Some athletes have come forward to side with the Grand Slam board, including Rafael Nadal, Mats Wilander, Ashleigh Barty and Sofia Kenin, who empathized with Osaka’s situation but summarized that “it is what it is.”

Unfortunately for them, this move, which was meant to defend against Osaka’s protest, only went to prove how othered minority players are in the industry, especially when dealing with this much ignorance.

Osaka is a Japanese-Haitian female tennis player who represents the Black community, the Asian community and women in the sports world. Acknowledging intersectionality changes people’s experiences in the same situations — she is facing constant racism and sexism that the Grand Slam board nor the organizations, composed mostly of white men, have not implemented preventative measures against.

So, white men like Nadal and Wilander telling Osaka it is justified that she shouldn’t be able to play until she can accept the sexism she faces is enabling the system.

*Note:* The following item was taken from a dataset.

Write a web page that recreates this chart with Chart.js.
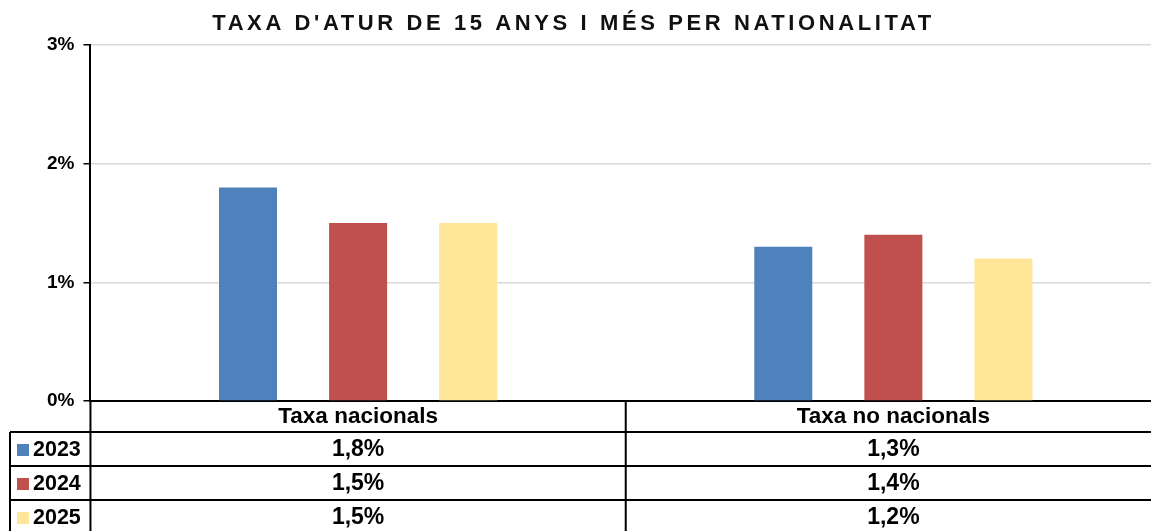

White women like Barty and Kenin reminding Osaka that absorbing racism from the media is something she “signed up for” is another great example of how othered Osaka is by her community. They not only don’t understand what she is facing — they don’t care.

The fact remains that whatever pressures the other players may face from the press, the misogynoir Osaka has to deal with is a very valid workplace threat her employers have failed to protect her from time and time again. If the organizations truly had done as much for her mental health as they claimed, Osaka would not be struggling with a deteriorating mental state since 2018.

To parade a person who is struggling with depression in front of a press that will subject her to criticism and hate is cruel and a very clear sign the players are like show animals for the company. The second they drop, they’ll be replaced by another.

While the threat is clear, so is the message the Grand Slam has sent: the players are dispensable because the goal for them is not to test the horizons of tennis but rather to make a quick buck off of the “merchandise.”

It is no longer about who is the best player but, rather, who is the player who will strut the most?